Tesla today launched issues of new shares and debt worth more than $2 billion, with chief executive Elon Musk pitching in $10m as the electric carmaker gave in to Wall Street pressure to bolster its cash reserves.
Analysts have been predicting for months that Tesla would need to raise funds for its expansion plans.
These plans include the construction of a factory in Shanghai, the upcoming Model Y SUV, and the crucial ramp up of Model 3 sedan production.
Shares in the Silicon Valley company rose more than 5% on news of the capital raise plan, which follows Musk's hint last week that a fund-raising was imminent after Tesla lost $700m in the first quarter.
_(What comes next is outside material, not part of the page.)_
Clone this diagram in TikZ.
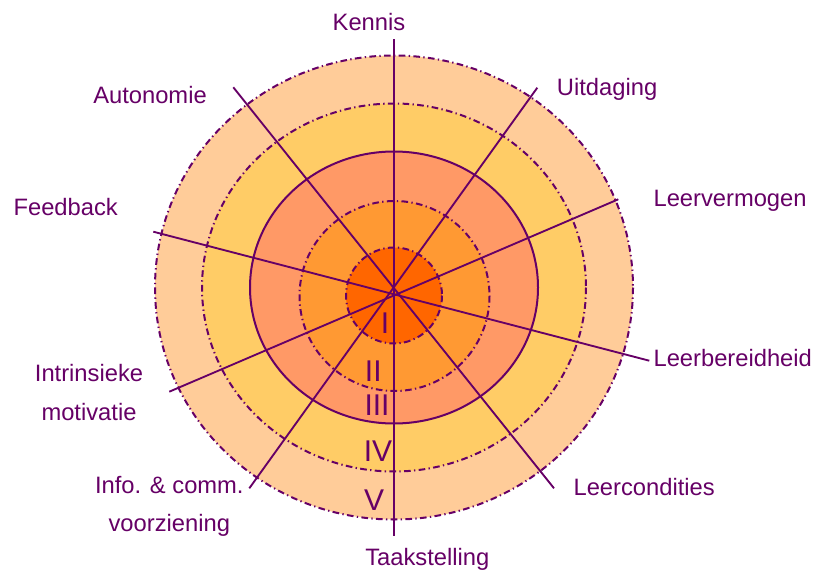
\documentclass[tikz,border=0pt]{standalone}
\usepackage{fontspec}
\setmainfont{Liberation Sans}
\definecolor{pur}{HTML}{660066}
\definecolor{ringA}{HTML}{FFCC99}
\definecolor{ringB}{HTML}{FFCC66}
\definecolor{ringC}{HTML}{FF9966}
\definecolor{ringD}{HTML}{FF9933}
\definecolor{ringE}{HTML}{FF6600}
\begin{document}
\begin{tikzpicture}[x=0.75pt,y=-0.75pt,
  ring/.style={draw=pur,line width=1.5pt},
  dd/.style={dash pattern=on 5pt off 2.5pt on 1pt off 2.5pt},
  spoke/.style={draw=pur,line width=1.4pt},
  lbl/.style={text=pur,font=\fontsize{17.8}{28.7}\selectfont,inner sep=0pt,align=center},
  num/.style={text=pur,font=\fontsize{22.5}{26}\selectfont,inner sep=0pt,anchor=base}]
\useasboundingbox (0,0) rectangle (817,571);
% fills
\fill[ringA] (394,287.5) ellipse [x radius=239, y radius=232];
\fill[ringB] (394,287.5) ellipse [x radius=192, y radius=184];
\fill[ringC] (394,287.5) ellipse [x radius=144, y radius=136];
\fill[ringD] (394.5,296) ellipse [x radius=95, y radius=95];
\fill[ringE] (394,295.5) ellipse [x radius=48, y radius=48];
% outlines
\draw[ring,dd] (394,287.5) ellipse [x radius=239, y radius=232];
\draw[ring,dd] (394,287.5) ellipse [x radius=192, y radius=184];
\draw[ring] (394,287.5) ellipse [x radius=144, y radius=136];
\draw[ring,dd] (394.5,296) ellipse [x radius=95, y radius=95];
\draw[ring,dd] (394,295.5) ellipse [x radius=48, y radius=48];
% spoke ends
\coordinate (kT) at (394,39);
\coordinate (kB) at (394,536);
\coordinate (aT) at (233.3,87.3);
\coordinate (aB) at (554,488.3);
\coordinate (uT) at (537.3,87.7);
\coordinate (uB) at (249.3,488.3);
\coordinate (lvT) at (618.3,199.3);
\coordinate (lvB) at (169.3,391.7);
\coordinate (fT) at (153.3,231.7);
\coordinate (fB) at (649.3,360.7);
\draw[spoke] (kT) -- (kB);
\draw[spoke] (aT) -- (aB);
\draw[spoke] (uT) -- (uB);
\draw[spoke] (lvT) -- (lvB);
\draw[spoke] (fT) -- (fB);
% labels
\node[lbl,anchor=base] (kennis) at (369,31) {Kennis};
\node[lbl,anchor=base west] (uitdaging) at (556.7,95) {Uitdaging};
\node[lbl,anchor=base east] (autonomie) at (207,103.3) {Autonomie};
\node[lbl,anchor=base west] (leervermogen) at (653.3,206.7) {Leervermogen};
\node[lbl,anchor=base west] (feedback) at (13.3,215) {Feedback};
\node[lbl,anchor=base west] (leerbereidheid) at (653.3,366.7) {Leerbereidheid};
\node[lbl,anchor=base] (intrinsiek) at (89,420) {Intrinsieke\\motivatie};
\node[lbl,anchor=base] (info) at (169.3,531.7) {Info. \& comm.\\voorziening};
\node[lbl,anchor=base west] (leercondities) at (573.3,495) {Leercondities};
\node[lbl,anchor=base west] (taakstelling) at (365,565) {Taakstelling};
% numerals
\node[num] (nI) at (385,333.3) {I};
\node[num] (nII) at (373.3,381.7) {II};
\node[num] (nIII) at (377,415) {III};
\node[num] (nIV) at (378,461.7) {IV};
\node[num] (nV) at (374,510) {V};
\end{tikzpicture}
\end{document}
The company said in the filing that it would seek to raise $650m in new shares and $1.35 billion in debt, with underwriters having the option to buy an additional 15% of each offering, potentially raising the proceeds to $2.3 billion.
In first-quarter results that disappointed many on Wall Street last week, Musk promised the company would deliver a profit again by the third quarter of this year, but the company's huge investments mean it is leaking cash swiftly.
Tesla expects capital expenditures of $2-2.5 billion this year and about $2.5-3 billion annually for the next two fiscal years. It ended its first quarter with $2.2 billion in cash.
Analysts said last week that the company would probably seek between $1 billion and $3 billion, and that it would cost significantly more than it would have a year ago, when some on Wall Street were already calling for a capital raise.
Tesla has raised funds through bank loans, several rounds of equity sales, issued convertible notes, a junk bond sale, securitisation of its vehicle leases and solar asset-backed notes.
A previous issue of shares in 2017 went at $262 a share, compared to the company's current price of $246.